I’ve been asked about premarital or prenuptial agreements — what they do and who might need one.
A prenuptial or premarital agreement, as the name implies, is an agreement entered into by two people who are planning to get married. Although certainly not the most fun or romantic aspect to planning a marriage, a “prenup” is a topic many couples should discuss. (I prefer the term “premarital agreement,” so that’s what I’ll use for the rest of this post.)
A premarital agreement is designed to address issues relating to property ownership by each spouse during the marriage, and the division of that property at the death of one of the spouses or in the (hopefully unlikely) event of divorce. Pop culture gives premarital agreements a bad name, and certainly some people view them as distasteful. However, you must realize that marriage is far more than an emotional and romantic event – it is in a very real way a financial union, and far too few couples seem to acknowledge that fact in advance. Indeed, if it is approached properly, a premarital agreement (and the discussions leading to the creation of that agreement) can indeed lead to increased financial well-being, and less finance-induced stress, in the marriage, perhaps decreasing the likelihood of divorce.
So, which couples should consider a premarital agreement? There are a few major indicators: where one or both partners (1) have significant assets, like a house, a retirement fund, or ownership of a business; (2) have children from a prior marriage; (3) have loved ones who are dependent on them; (4) anticipate receiving a significant inheritance; or (5) anticipate a significant change in wealth or earning power (such as someone pursuing an advanced degree). Some other situations where a premarital agreement might be wise are where one spouse is planning to put the other through college or an advanced degree program, where one spouse owns significant intellectual property, or where one spouse has exhibited difficult managing money in the past.
In Idaho, premarital agreements are governed by Idaho’s version of the Uniform Premarital Agreement Act. That Act provides that, in addition to addressing property ownership, the premarital agreement can cover a variety of other topics, including inheritance rights or spousal support in the event of divorce (alimony). Or, where a small business is involved, the premarital agreement can sort out ownership and control of that business, to avoid the possible result that ex-spouses end up in co-control of the business following a divorce. Premarital agreements cannot, however, address issues such as child support or custody.

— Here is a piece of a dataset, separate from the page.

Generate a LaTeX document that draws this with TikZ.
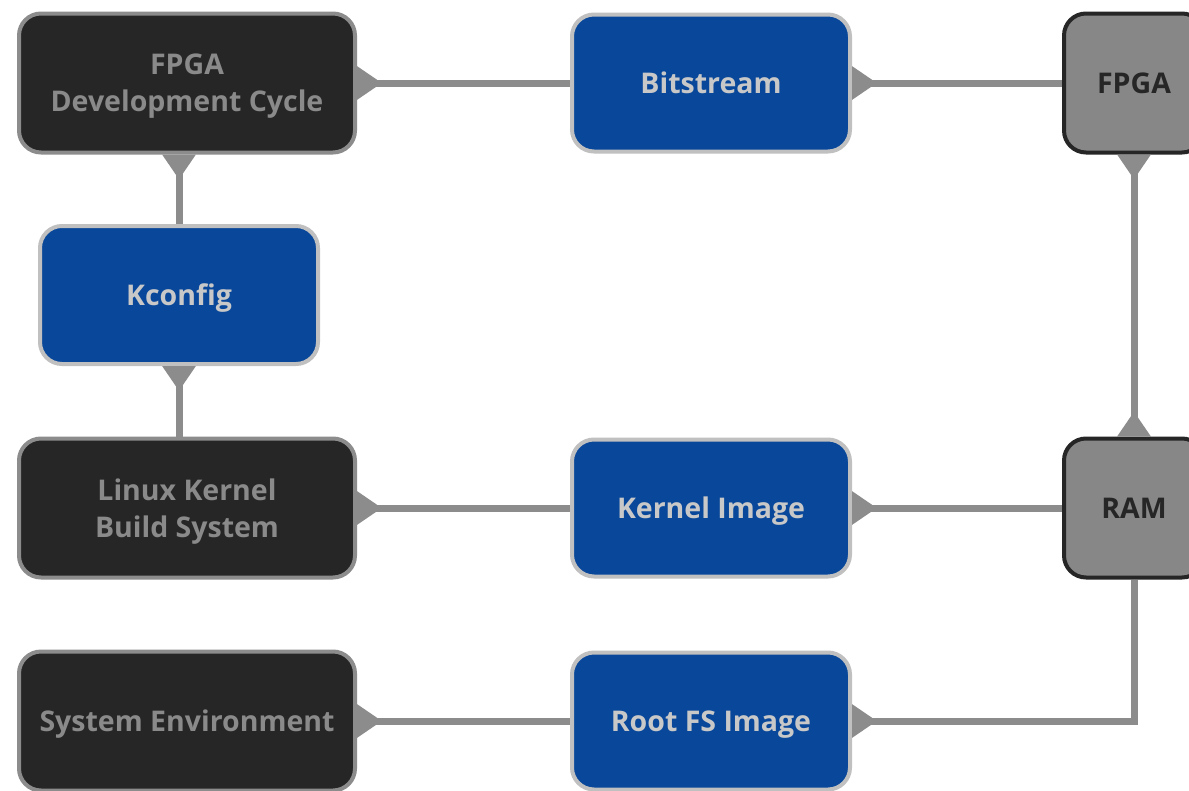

The Act also requires certain prerequisites to the signing of the agreement in order to be enforceable. One major prerequisite is that each party needs to provide full disclosure of his or her assets to the other party. “Assets” here includes anything that might be of value, including interests in trust accounts and intellectual property assets. Another requirement is that the agreement must be reasonably fair to both parties and must be voluntarily signed by both spouses.
As a final note, it is much preferred that each spouse have his or her own attorney for representation in the process. Where couples are unable to afford an attorney for each spouse, a couple might proceed by hiring an attorney for only one spouse, with the other spouse proceeding without an attorney. As long as the couple are squarely on the same page regarding the agreement, that arrangement might work, although it does make a future challenge to the agreement somewhat more likely. The agreement should also be signed far in advance of the marriage itself, to lessen the appearance that the agreement was an eleventh hour surprise and thus not fully voluntary for one spouse.
Although they are not for every couple, a premarital agreement can be an important part of the marriage planning process. Although no one likes to imagine the death of a spouse or the end of the marriage, having a premarital agreement will give the couple the opportunity to control their own fate if one of those events occurs. And resolving those issues at a time when the couple are happy with each other can result in much better outcomes than saving those issues for a divorce proceeding.